Hey Funcrusher - in 1981 he was a well known holocaust denying cunt. Typical of you to know fuck all about it though.

Funcrusher

Quote from: Endicott on December 04, 2018, 07:26:23 PM
He came to talk at mine in 1983 or possibly '84. We planned at one stage to super glue the doors shut but that plan fell through and we had a sit in. About 40 students sat blocking the stairs and refused to move. The police had to carry us off one by one.

Hey Funcrusher - in 1981 he was a well known holocaust denying cunt. Typical of you to know fuck all about it though.

Thanks for your reply and enjoy the rest of your evening!

manticore

Quote from: chveik on December 04, 2018, 06:30:26 PM
''blew his cover"? you already knew he was an holocaust denier! Do you still genuinely think that it was the best thing to do? Why didn't you protest against him coming in the first place? I'd be suspicious of an university who lets holocaust denier have a platform to speak. It would be unbearable for me to listen politely to someone like David Irving, without doing anything. You cannot have a rational discussion with these people (the same goes for the climate change sceptics), they only use pseudo arguments to push their agendas.

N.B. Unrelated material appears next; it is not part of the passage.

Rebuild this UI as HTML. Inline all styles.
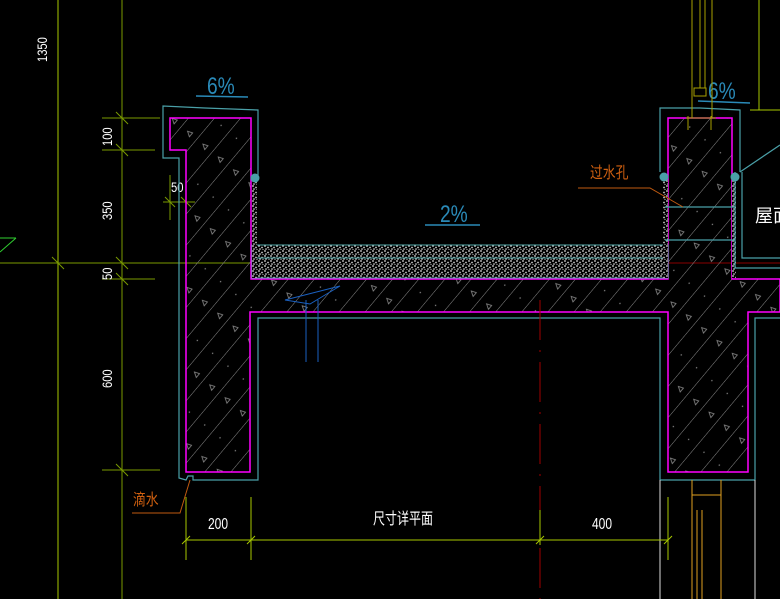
<!DOCTYPE html>
<html><head><meta charset="utf-8"><style>
html,body{margin:0;padding:0;background:#000;width:780px;height:599px;overflow:hidden}
text{font-family:"Liberation Sans","Noto Sans CJK SC",sans-serif}
</style></head><body>
<svg width="780" height="599" viewBox="0 0 780 599" xmlns="http://www.w3.org/2000/svg">
<defs>
<pattern id="h" patternUnits="userSpaceOnUse" width="20" height="60" patternTransform="rotate(40)">
<line x1="0" y1="0" x2="0" y2="60" stroke="#8a8a8a" stroke-width="1"/>
<circle cx="10" cy="14" r="0.7" fill="#888"/>
<path d="M8 40 l5 -2 l0 5 z" fill="none" stroke="#888" stroke-width="0.8"/>
</pattern>
<pattern id="g" patternUnits="userSpaceOnUse" width="6" height="5">
<rect width="6" height="5" fill="#000"/>
<circle cx="1" cy="1" r="0.9" fill="#ddd"/><circle cx="4" cy="2.5" r="0.9" fill="#ccc"/><circle cx="2" cy="4" r="0.8" fill="#eee"/><circle cx="5" cy="4.5" r="0.6" fill="#bbb"/>
</pattern>
</defs>
<line x1="58" y1="0" x2="58" y2="599" stroke="#a8c800"/>
<line x1="122" y1="0" x2="122" y2="599" stroke="#7a9a00"/>
<line x1="0" y1="263" x2="250" y2="263" stroke="#7a9a00"/>
<line x1="250" y1="263" x2="780" y2="263" stroke="#8a0000"/>
<line x1="0" y1="252" x2="16" y2="238" stroke="#30d030"/>
<line x1="0" y1="238" x2="16" y2="238" stroke="#30d030"/>
<g stroke="#7a9a00">
<line x1="102" y1="118" x2="160" y2="118"/><line x1="102" y1="150" x2="155" y2="150"/>
<line x1="102" y1="279" x2="155" y2="279"/><line x1="102" y1="470" x2="160" y2="470"/>
<line x1="116" y1="112" x2="128" y2="124"/><line x1="116" y1="144" x2="128" y2="156"/>
<line x1="116" y1="257" x2="128" y2="269"/><line x1="116" y1="273" x2="128" y2="285"/>
<line x1="116" y1="464" x2="128" y2="476"/><line x1="52" y1="257" x2="64" y2="269"/>
<line x1="163" y1="202" x2="195" y2="202"/><line x1="170" y1="175" x2="170" y2="220"/>
<line x1="165" y1="197" x2="175" y2="207"/><line x1="181" y1="197" x2="191" y2="207"/>
</g>
<g fill="#fff" font-size="14">
<text transform="translate(47,62) rotate(-90) scale(0.8,1)">1350</text>
<text transform="translate(112,146) rotate(-90) scale(0.8,1)">100</text>
<text transform="translate(112,220) rotate(-90) scale(0.8,1)">350</text>
<text transform="translate(112,280) rotate(-90) scale(0.8,1)">50</text>
<text transform="translate(112,388) rotate(-90) scale(0.8,1)">600</text>
<text transform="translate(171,192) scale(0.8,1)">50</text>
</g>
<path d="M170,118 L251,118 L251,279 L668,279 L668,118 L732,118 L732,279 L780,279 L780,312 L748,312 L748,472 L668,472 L668,312 L250,312 L250,472 L186,472 L186,150 L170,150 Z" fill="url(#h)" stroke="#ff00ff" stroke-width="1.5"/>
<rect x="252" y="245" width="416" height="33" fill="url(#g)" stroke="#5aa" stroke-width="1"/>
<line x1="252" y1="258" x2="668" y2="258" stroke="#5aa"/>
<rect x="252" y="180" width="5" height="98" fill="url(#g)"/>
<rect x="663" y="180" width="5" height="98" fill="url(#g)"/>
<rect x="732" y="180" width="4" height="98" fill="url(#g)"/>
<g stroke="#4aa0a8" fill="none" stroke-width="1.2">
<path d="M258,176 L258,110 L205,108 L163,106 L163,158 L179,158 L179,478 L186,480 L188,476 L193,476 L193,480 L258,480 L258,318 L660,318 L660,480"/>
<path d="M660,172 L660,108 L700,108 L740,110 L740,172"/>
<path d="M740,172 L780,145"/>
<path d="M755,480 L755,318 L780,318"/>
<path d="M660,480 L755,480"/>
<path d="M735,172 L735,268 L780,268"/>
<path d="M742,172 L742,258 L780,258"/>
<path d="M665,207 L735,207 M665,240 L735,240"/>
</g>
<circle cx="255" cy="178" r="4.5" fill="#4aa0a8"/>
<circle cx="664" cy="177" r="4.5" fill="#4aa0a8"/>
<circle cx="735" cy="177" r="4.5" fill="#4aa0a8"/>
<g fill="#2a8ab8" font-size="24">
<text transform="translate(207,94) scale(0.8,1)">6%</text><text transform="translate(708,99) scale(0.8,1)">6%</text><text transform="translate(440,222) scale(0.8,1)">2%</text>
</g>
<g stroke="#2a8ab8" stroke-width="1.5"><line x1="196" y1="96" x2="248" y2="97"/><line x1="698" y1="101" x2="750" y2="103"/><line x1="425" y1="225" x2="480" y2="225"/></g>
<g stroke="#a8a000" fill="none">
<line x1="692" y1="0" x2="692" y2="118"/><line x1="700" y1="0" x2="700" y2="88"/><line x1="705" y1="0" x2="705" y2="88"/><line x1="712" y1="0" x2="712" y2="118"/>
<rect x="694" y="88" width="12" height="8"/><line x1="686" y1="118" x2="716" y2="118"/>
<path d="M688,116 v14 M711,116 v14"/>
</g>
<line x1="759" y1="0" x2="759" y2="110" stroke="#a8c800"/>
<line x1="750" y1="110" x2="780" y2="110" stroke="#a8c800"/>
<g stroke="#1a60c0" fill="none"><path d="M285,300 L340,286 L310,304 Z"/><line x1="306" y1="300" x2="306" y2="362"/><line x1="318" y1="300" x2="318" y2="362"/></g>
<line x1="540" y1="300" x2="540" y2="599" stroke="#a00000" stroke-dasharray="40,10,2,10"/>
<g stroke="#ddd"><line x1="660" y1="480" x2="660" y2="599"/><line x1="755" y1="480" x2="755" y2="599"/></g>
<g stroke="#e0a020"><line x1="692" y1="480" x2="692" y2="599"/><line x1="721" y1="480" x2="721" y2="599"/><line x1="692" y1="495" x2="721" y2="495"/><line x1="697" y1="510" x2="697" y2="599"/><line x1="702" y1="510" x2="702" y2="599"/></g>
<g stroke="#a8c800">
<line x1="186" y1="540" x2="668" y2="540"/>
<line x1="186" y1="497" x2="186" y2="560"/><line x1="251" y1="497" x2="251" y2="560"/><line x1="540" y1="510" x2="540" y2="545"/><line x1="668" y1="497" x2="668" y2="560"/>
<line x1="182" y1="544" x2="190" y2="536"/><line x1="247" y1="544" x2="255" y2="536"/><line x1="536" y1="544" x2="544" y2="536"/><line x1="664" y1="544" x2="672" y2="536"/>
</g>
<g fill="#fff" font-size="16">
<text transform="translate(208,529) scale(0.75,1)">200</text>
<text transform="translate(373,524) scale(0.75,1)">尺寸详平面</text>
<text transform="translate(592,529) scale(0.75,1)">400</text>
<text x="755" y="222" font-size="18">屋面</text></g>
<g fill="#d06010" font-size="16"><text transform="translate(133,505) scale(0.8,1)">滴水</text><text transform="translate(590,178) scale(0.8,1)">过水孔</text></g>
<g stroke="#c05a10" fill="none"><path d="M132,513 L180,513 L190,480"/><path d="M578,188 L650,188 L683,207"/></g>
</svg>
</body></html>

I'm afraid that you're quite naive.

Irving put on a more respectable front at that time and got a couple of fairly equivocal reviews for his work from serious historians and others, while most decried him. He was not an overt holocaust denier at that stage - his line was that it happened but Hitler himself didn't know about it.

So Funcrusher is right to the limited extent that he was considered by some to be a historian who knew a lot about Hitler because he was, but that's not the whole story because he was a Hitler-excuser and rationalized and condoned many of Germany's actions. IIRC he described himself at the time as 'a mild fascist'.

The point of what the students did was to discredit him by asking difficult questions, and it was pretty successful, and his veneer did crack at least once. The man did not come accross well. The point of argument, as with many climate sceptics, was not to change his mind, but to expose them for what they were. In that case it was not naive, it worked quite well. A woman in the hall made a short and impassioned speech about 'never again' and I think that would have had an effect on people listening.

You can undermine and expose a lot of these people in those sorts of circumstances.

There are right-wingers all over the web exploiting and capitalising on any hint or actual instance of censorship, violence or suppression of the right, and it's helping the process of 'red-pilling' a lot of people. I think it's not generally the right approach or tactic by the left, and it's also being used against feminists all over who students and left activists have decided are ideologically incorrect, which shows the road it can lead down.

Funcrusher

Quote from: manticore on December 04, 2018, 09:17:09 PM
Irving put on a more respectable front at that time and got a couple of fairly equivocal reviews for his work from serious historians and others, while most decried him. He was not an overt holocaust denier at that stage - his line was that it happened but Hitler himself didn't know about it.

So Funcrusher is right to the limited extent that he was considered by some to be a historian who knew a lot about Hitler because he was, but that's not the whole story because he was a Hitler-excuser and rationalized and condoned many of Germany's actions. IIRC he described himself at the time as 'a mild fascist'.


Well, exactly. Irving would never have had his books published or had any kind of public profile if he'd been out as a Holocaust denier from the off. I still dimly recall reading stuff in the papers when he started to to become more blatant and the mask slipped, but earlier on I gathered he was seen as a diligent oddball researcher of all things Hitler who made some unlikely claims. Typical of me to know fuck all about it though!